[Direction]
Without the pictures, write out all the lines below exactly as they appear.

[Stored data]
● ● ● ●

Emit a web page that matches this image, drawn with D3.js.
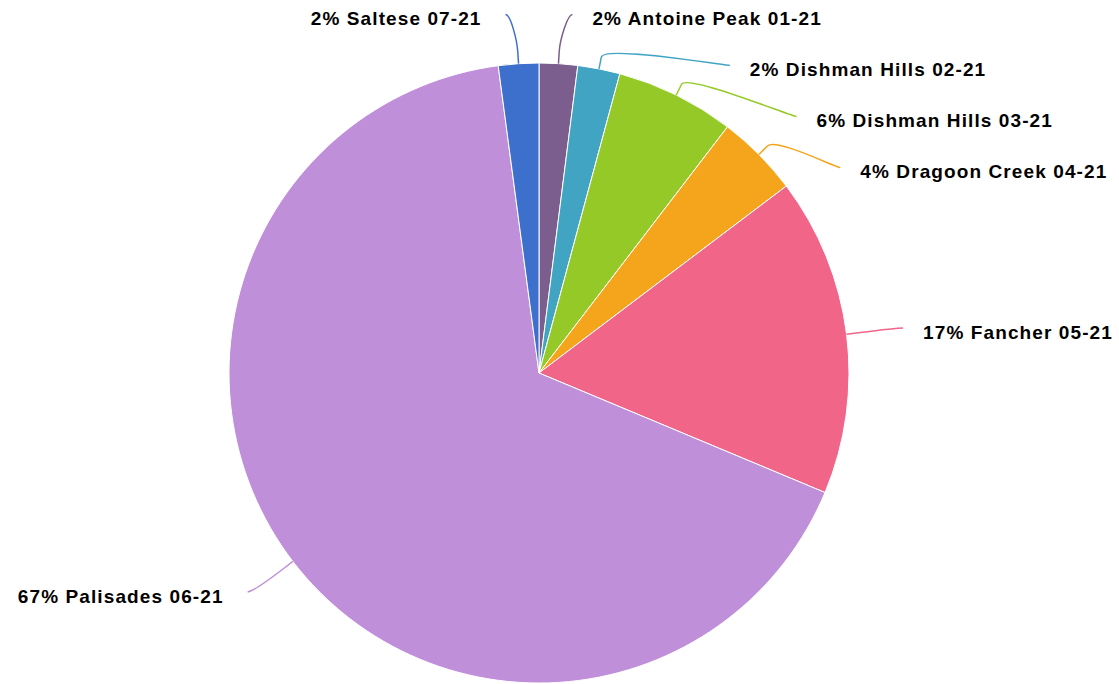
<!DOCTYPE html>
<html>
<head>
<meta charset="utf-8">
<script src="https://cdn.jsdelivr.net/npm/d3@7"></script>
<style>
  body { margin: 0; background: #fff; }
  svg { display: block; }
</style>
</head>
<body>
<div id="chart"></div>
<script>
// hikes per trail (share of total)
var names = ["Antoine Peak 01-21", "Dishman Hills 02-21", "Dishman Hills 03-21",
             "Dragoon Creek 04-21", "Fancher 05-21", "Palisades 06-21", "Saltese 07-21"];
var values = [2.0, 2.2, 6.2, 4.3, 16.6, 66.6, 2.1];
var colors = ["#7b5e8e", "#40a4c2", "#95c927", "#f5a51c", "#f06588", "#bf8fda", "#3d6fcc"];

var width = 1119, height = 684;
var cx = 539, cy = 373, radius = 310;
var labelA = 367, labelB = 360;   // ellipse the connector ends sit on
var minY = 14.5, gap = 51;

var data = names.map((n, i) => ({name: n, value: values[i], color: colors[i]}));
var total = d3.sum(values);
var pct = d3.format(".0%");

var svg = d3.select("#chart")
            .append("svg")
            .attr("width", width)
            .attr("height", height);

var g = svg.append("g")
            .attr("transform", "translate(" + cx + "," + cy + ")");

var pie = d3.pie().sort(null).value(d => d.value);
var arcs = pie(data);

var arc = d3.arc().innerRadius(0).outerRadius(radius);

g.selectAll("path.slice")
    .data(arcs)
    .enter()
    .append("path")
    .attr("class", "slice")
    .attr("d", arc)
    .attr("fill", d => d.data.color)
    .attr("stroke", "#fff")
    .attr("stroke-width", 1)
    .attr("stroke-linejoin", "round");

// label layout: natural y from mid angle, then pushed down to avoid overlap
arcs.forEach(d => {
    d.mid = (d.startAngle + d.endAngle) / 2;
    d.right = d.mid < Math.PI;
    d.ly = -labelB * Math.cos(d.mid);
});

function spread(list) {
    var prev = -Infinity;
    list.forEach(d => {
        var y = Math.max(d.ly, minY - cy, prev + gap);
        d.ly = y;
        prev = y;
    });
}
spread(arcs.filter(d => d.right).sort((a, b) => a.mid - b.mid));
spread(arcs.filter(d => !d.right).sort((a, b) => b.mid - a.mid));

arcs.forEach(d => {
    var t = Math.min(1, Math.abs(d.ly / labelB));
    var dx = labelA * Math.sqrt(1 - t * t);
    d.lx = d.right ? dx : -dx;
});

function polar(r, a) { return [r * Math.sin(a), -r * Math.cos(a)]; }

var line = g.selectAll("path.connector")
    .data(arcs)
    .enter()
    .append("path")
    .attr("class", "connector")
    .attr("fill", "none")
    .attr("stroke", d => d.data.color)
    .attr("stroke-width", 1.5)
    .attr("d", d => {
        var touch = polar(radius, d.mid);
        var brk = polar(radius + 12, d.mid);
        var c1x = d.lx + (d.right ? -5 : 5);
        return "M" + d.lx + "," + d.ly +
               "C" + c1x + "," + d.ly + " " +
               (2 * brk[0] - touch[0]) + "," + (2 * brk[1] - touch[1]) + " " +
               brk[0] + "," + brk[1] +
               "L" + touch[0] + "," + touch[1];
    });

g.selectAll("text.label")
    .data(arcs)
    .enter()
    .append("text")
    .attr("class", "label")
    .attr("x", d => d.right ? d.lx + 20 : d.lx - 24)
    .attr("y", d => d.ly + 4)
    .attr("dy", "0.35em")
    .attr("text-anchor", d => d.right ? "start" : "end")
    .style("font-family", "'Liberation Sans', Arial, Helvetica, sans-serif")
    .style("font-weight", "bold")
    .style("font-size", "19px")
    .style("letter-spacing", "1.1px")
    .style("fill", "#000")
    .text(d => pct(d.data.value / total) + " " + d.data.name);
</script>
</body>
</html>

● ● ● ●

[Exercise response]
Emit a web page that matches this image, drawn with D3.js.
<!DOCTYPE html>
<html>
<head>
<meta charset="utf-8">
<script src="https://cdn.jsdelivr.net/npm/d3@7"></script>
<style>
  body { margin: 0; background: #fff; }
  svg { display: block; }
</style>
</head>
<body>
<div id="chart"></div>
<script>
// hikes per trail (share of total)
var names = ["Antoine Peak 01-21", "Dishman Hills 02-21", "Dishman Hills 03-21",
             "Dragoon Creek 04-21", "Fancher 05-21", "Palisades 06-21", "Saltese 07-21"];
var values = [2.0, 2.2, 6.2, 4.3, 16.6, 66.6, 2.1];
var colors = ["#7b5e8e", "#40a4c2", "#95c927", "#f5a51c", "#f06588", "#bf8fda", "#3d6fcc"];

var width = 1119, height = 684;
var cx = 539, cy = 373, radius = 310;
var labelA = 367, labelB = 360;   // ellipse the connector ends sit on
var minY = 14.5, gap = 51;

var data = names.map((n, i) => ({name: n, value: values[i], color: colors[i]}));
var total = d3.sum(values);
var pct = d3.format(".0%");

var svg = d3.select("#chart")
            .append("svg")
            .attr("width", width)
            .attr("height", height);

var g = svg.append("g")
            .attr("transform", "translate(" + cx + "," + cy + ")");

var pie = d3.pie().sort(null).value(d => d.value);
var arcs = pie(data);

var arc = d3.arc().innerRadius(0).outerRadius(radius);

g.selectAll("path.slice")
    .data(arcs)
    .enter()
    .append("path")
    .attr("class", "slice")
    .attr("d", arc)
    .attr("fill", d => d.data.color)
    .attr("stroke", "#fff")
    .attr("stroke-width", 1)
    .attr("stroke-linejoin", "round");

// label layout: natural y from mid angle, then pushed down to avoid overlap
arcs.forEach(d => {
    d.mid = (d.startAngle + d.endAngle) / 2;
    d.right = d.mid < Math.PI;
    d.ly = -labelB * Math.cos(d.mid);
});

function spread(list) {
    var prev = -Infinity;
    list.forEach(d => {
        var y = Math.max(d.ly, minY - cy, prev + gap);
        d.ly = y;
        prev = y;
    });
}
spread(arcs.filter(d => d.right).sort((a, b) => a.mid - b.mid));
spread(arcs.filter(d => !d.right).sort((a, b) => b.mid - a.mid));

arcs.forEach(d => {
    var t = Math.min(1, Math.abs(d.ly / labelB));
    var dx = labelA * Math.sqrt(1 - t * t);
    d.lx = d.right ? dx : -dx;
});

function polar(r, a) { return [r * Math.sin(a), -r * Math.cos(a)]; }

var line = g.selectAll("path.connector")
    .data(arcs)
    .enter()
    .append("path")
    .attr("class", "connector")
    .attr("fill", "none")
    .attr("stroke", d => d.data.color)
    .attr("stroke-width", 1.5)
    .attr("d", d => {
        var touch = polar(radius, d.mid);
        var brk = polar(radius + 12, d.mid);
        var c1x = d.lx + (d.right ? -5 : 5);
        return "M" + d.lx + "," + d.ly +
               "C" + c1x + "," + d.ly + " " +
               (2 * brk[0] - touch[0]) + "," + (2 * brk[1] - touch[1]) + " " +
               brk[0] + "," + brk[1] +
               "L" + touch[0] + "," + touch[1];
    });

g.selectAll("text.label")
    .data(arcs)
    .enter()
    .append("text")
    .attr("class", "label")
    .attr("x", d => d.right ? d.lx + 20 : d.lx - 24)
    .attr("y", d => d.ly + 4)
    .attr("dy", "0.35em")
    .attr("text-anchor", d => d.right ? "start" : "end")
    .style("font-family", "'Liberation Sans', Arial, Helvetica, sans-serif")
    .style("font-weight", "bold")
    .style("font-size", "19px")
    .style("letter-spacing", "1.1px")
    .style("fill", "#000")
    .text(d => pct(d.data.value / total) + " " + d.data.name);
</script>
</body>
</html>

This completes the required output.